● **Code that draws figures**
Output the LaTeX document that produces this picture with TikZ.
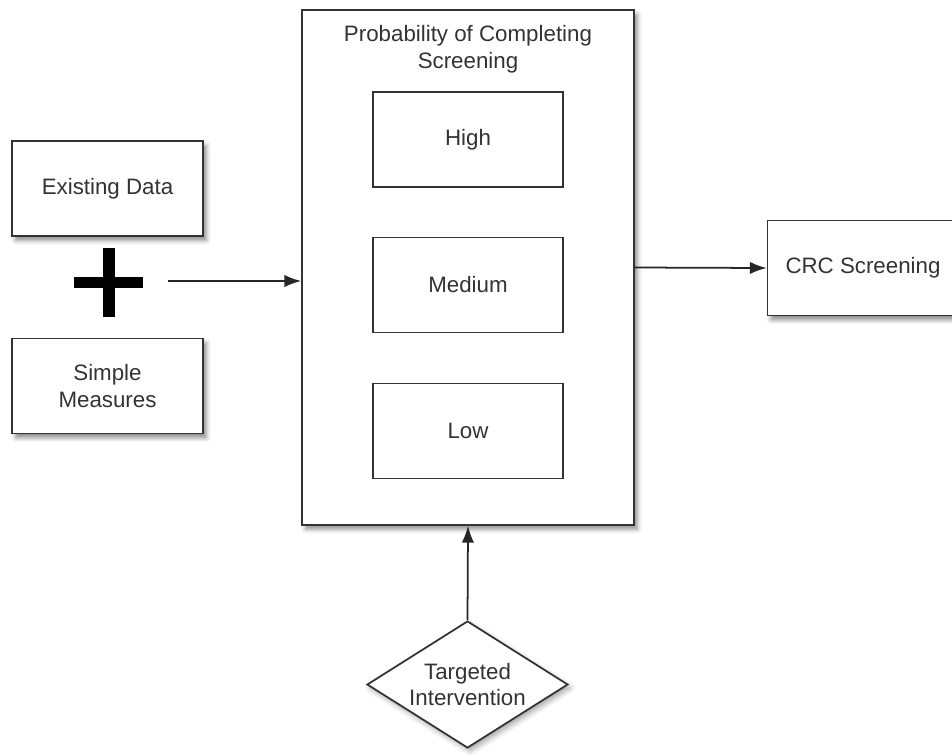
\documentclass[tikz,border=0pt]{standalone}
\usepackage{fontspec}
\setmainfont{Liberation Sans}
\usetikzlibrary{shapes.geometric,shadows.blur,arrows.meta}

\begin{document}
\begin{tikzpicture}[x=0.02cm, y=-0.02cm, line width=1pt,
                      every node/.style={font=\fontsize{12.7}{15.3}\selectfont, text=black!80},
                      input box/.style={rectangle, draw=black!80, fill=white, minimum width=3.82cm, minimum height=1.9cm, align=center,
                                        blur shadow={shadow xshift=2pt, shadow yshift=-2.5pt, shadow blur radius=2.5pt, shadow opacity=45}},
                      level box/.style={rectangle, draw=black!80, fill=white, minimum width=3.8cm, minimum height=1.9cm},
                      link/.style={draw=black!85, -{Latex[length=9.5pt, width=7pt]}}]

    \useasboundingbox (0,0) rectangle (952,754);

    \node[input box] (existing) at (107.5,188.5) {Existing Data};
    \node[input box] (simple)   at (107.5,386)   {Simple\\Measures};

    \node[input box, minimum width=6.64cm, minimum height=10.3cm] (prob) at (468,267.5) {};
    \node[anchor=north, align=center] (title) at (468,19) {Probability of Completing\\Screening};

    \node[level box] (high)   at (468,139.5) {High};
    \node[level box] (medium) at (468,285)   {Medium};
    \node[level box] (low)    at (468,431)   {Low};

    \node[input box, minimum width=3.82cm] (crc) at (863,268) {CRC Screening};

    \node[diamond, aspect=1.58, draw=black!80, fill=white, inner sep=0pt, minimum width=4.02cm, minimum height=2.54cm, align=center,
          blur shadow={shadow xshift=1.5pt, shadow yshift=-2pt, shadow blur radius=3pt, shadow opacity=35}]
          (target) at (467.5,684.5) {Targeted\\Intervention};

    % plus sign
    \fill[black] (74,276.5) rectangle (143,287.5);
    \fill[black] (103,248) rectangle (115,317);
    \coordinate (plus) at (168,281);

    \path[link] (plus) -- (plus -| prob.west);
    \path[link] (prob.east) -- (crc.west);
    \path[link] (target.north) -- (prob.south);
  \end{tikzpicture}
\end{document}
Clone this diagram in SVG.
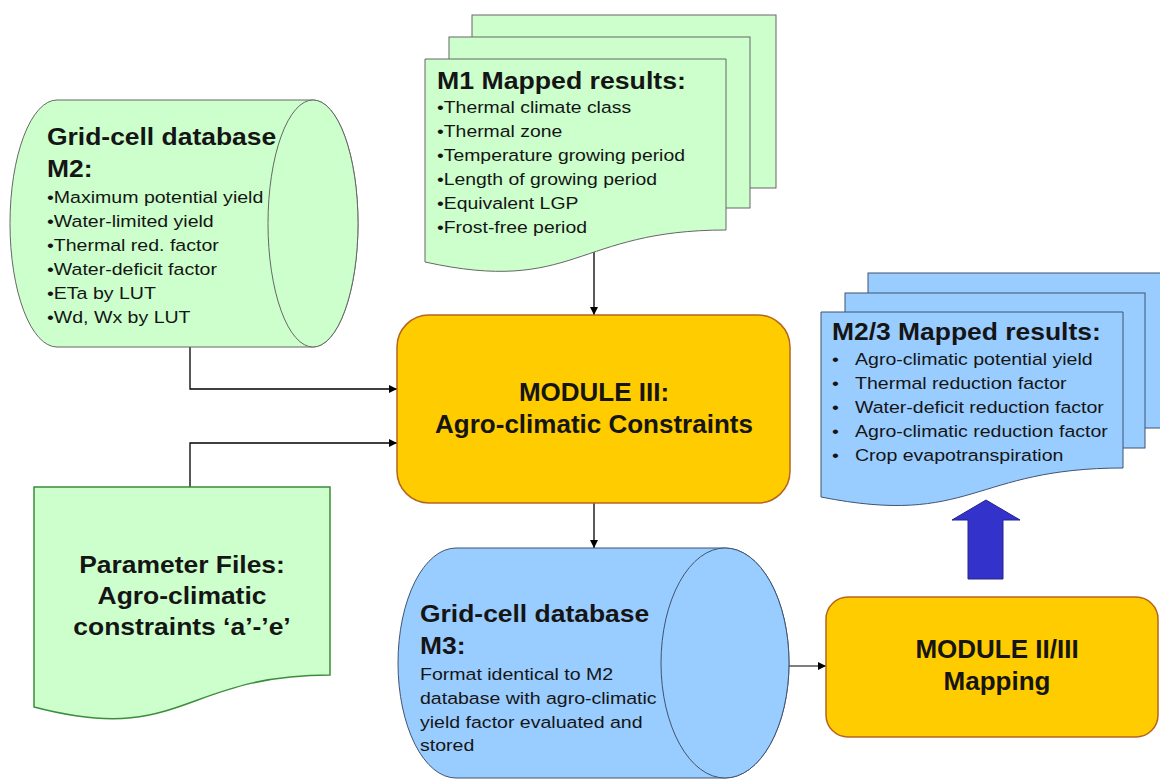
<svg xmlns="http://www.w3.org/2000/svg" width="1160" height="780" viewBox="0 0 1160 780">
<style>
.green{fill:#CCFFCC;stroke:#666;stroke-width:1}
.pgreen{fill:#CCFFCC;stroke:#3C8C3C;stroke-width:1.5}
.blue{fill:#99CCFF;stroke:#3F5470;stroke-width:1}
.mod{fill:#FFCC00;stroke:#B5651D;stroke-width:1.5}
.conn{fill:none;stroke:#000;stroke-width:1.3}
.gray{stroke:#555}
.t{font-family:"Liberation Sans",Arial,sans-serif;fill:#151515}
.ti{font-size:23px;font-weight:bold}
.b{font-size:17px}
.mt{font-size:26px;font-weight:bold;text-anchor:middle}
.c{text-anchor:middle}
</style>
<defs>
<marker id="ah" viewBox="0 0 10 10" refX="10" refY="5" markerWidth="8" markerHeight="8" markerUnits="userSpaceOnUse" orient="auto">
<path d="M0,0 L10,5 L0,10 Z" fill="#000"/>
</marker>
</defs>
<rect width="1160" height="780" fill="#fff"/>

<g id="connectors">
<path class="conn" d="M594,252 V315" marker-end="url(#ah)"/>
<path class="conn" d="M190,347 V389 H397" marker-end="url(#ah)"/>
<path class="conn" d="M190,487 V443 H397" marker-end="url(#ah)"/>
<path class="conn" d="M594,503 V548" marker-end="url(#ah)"/>
<path class="conn gray" d="M789,666 H826" marker-end="url(#ah)"/>
<polygon points="968,579 1003,579 1003,520 1020,520 986,500 952,520 968,520" fill="#3333CC" stroke="#24248A" stroke-width="1"/>
</g>

<g id="m2-database">
<path class="green" d="M57,100 H313 A45,123.5 0 0 1 313,347 H57 A47,123.5 0 0 1 57,100 Z"/>
<ellipse class="green" cx="313" cy="223.5" rx="45" ry="123.5"/>
<g class="t" transform="translate(47,0) scale(1.15,1)">
<text class="ti" x="0" y="145">Grid-cell database</text>
<text class="ti" x="0" y="177">M2:</text>
<text class="b" x="0" y="203">•Maximum potential yield</text>
<text class="b" x="0" y="227">•Water-limited yield</text>
<text class="b" x="0" y="251">•Thermal red. factor</text>
<text class="b" x="0" y="275">•Water-deficit factor</text>
<text class="b" x="0" y="299">•ETa by LUT</text>
<text class="b" x="0" y="323">•Wd, Wx by LUT</text>
</g>
</g>

<g id="m1-results">
<rect class="green" x="472" y="15" width="304" height="173"/>
<rect class="green" x="449" y="37" width="301" height="171"/>
<path class="green" d="M425,59 H726 V230 C575,230 575,295 425,262 Z"/>
<g class="t" transform="translate(437,0) scale(1.16,1)">
<text class="ti" x="0" y="89">M1 Mapped results:</text>
</g>
<g class="t" transform="translate(437,0) scale(1.14,1)">
<text class="b" x="0" y="113">•Thermal climate class</text>
<text class="b" x="0" y="137">•Thermal zone</text>
<text class="b" x="0" y="161">•Temperature growing period</text>
<text class="b" x="0" y="185">•Length of growing period</text>
<text class="b" x="0" y="209">•Equivalent LGP</text>
<text class="b" x="0" y="233">•Frost-free period</text>
</g>
</g>

<g id="module-iii">
<rect class="mod" x="397" y="315" width="393" height="188" rx="32"/>
<text class="t mt" x="594" y="401">MODULE III:</text>
<text class="t mt" x="594" y="433">Agro-climatic Constraints</text>
</g>

<g id="parameter-files">
<path class="pgreen" d="M34,487 H330 V675 C182,675 182,746 34,707 Z"/>
<g class="t" transform="translate(182,0) scale(1.15,1)">
<text class="ti c" x="0" y="573">Parameter Files:</text>
<text class="ti c" x="0" y="604">Agro-climatic</text>
<text class="ti c" x="0" y="635">constraints ‘a’-’e’</text>
</g>
</g>

<g id="m3-database">
<path class="blue" d="M456,548 H725 A64,115 0 0 1 725,778 H456 A58,115 0 0 1 456,548 Z"/>
<ellipse class="blue" cx="725" cy="663" rx="64" ry="115"/>
<g class="t" transform="translate(420,0) scale(1.15,1)">
<text class="ti" x="0" y="622">Grid-cell database</text>
<text class="ti" x="0" y="654">M3:</text>
<text class="b" x="0" y="680">Format identical to M2</text>
<text class="b" x="0" y="704">database with agro-climatic</text>
<text class="b" x="0" y="728">yield factor evaluated and</text>
<text class="b" x="0" y="751">stored</text>
</g>
</g>

<g id="m23-results">
<rect class="blue" x="868" y="273" width="310" height="155"/>
<rect class="blue" x="845" y="293" width="300" height="155"/>
<path class="blue" d="M821,312 H1123 V468 C972,468 972,527 821,497 Z"/>
<g class="t" transform="translate(832,0) scale(1.15,1)">
<text class="ti" x="0" y="340">M2/3 Mapped results:</text>
<text class="b" x="0" y="365">•</text>
<text class="b" x="20" y="365">Agro-climatic potential yield</text>
<text class="b" x="0" y="389">•</text>
<text class="b" x="20" y="389">Thermal reduction factor</text>
<text class="b" x="0" y="413">•</text>
<text class="b" x="20" y="413">Water-deficit reduction factor</text>
<text class="b" x="0" y="437">•</text>
<text class="b" x="20" y="437">Agro-climatic reduction factor</text>
<text class="b" x="0" y="461">•</text>
<text class="b" x="20" y="461">Crop evapotranspiration</text>
</g>
</g>

<g id="module-ii-iii">
<rect class="mod" x="826" y="597" width="332" height="140" rx="22"/>
<text class="t mt" x="997" y="658">MODULE II/III</text>
<text class="t mt" x="997" y="690">Mapping</text>
</g>
</svg>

● **Given problem**
List each line in the listing that contains the string "this".

● **Task solution**
Output the LaTeX document that produces this picture with TikZ.
Clone this diagram in SVG.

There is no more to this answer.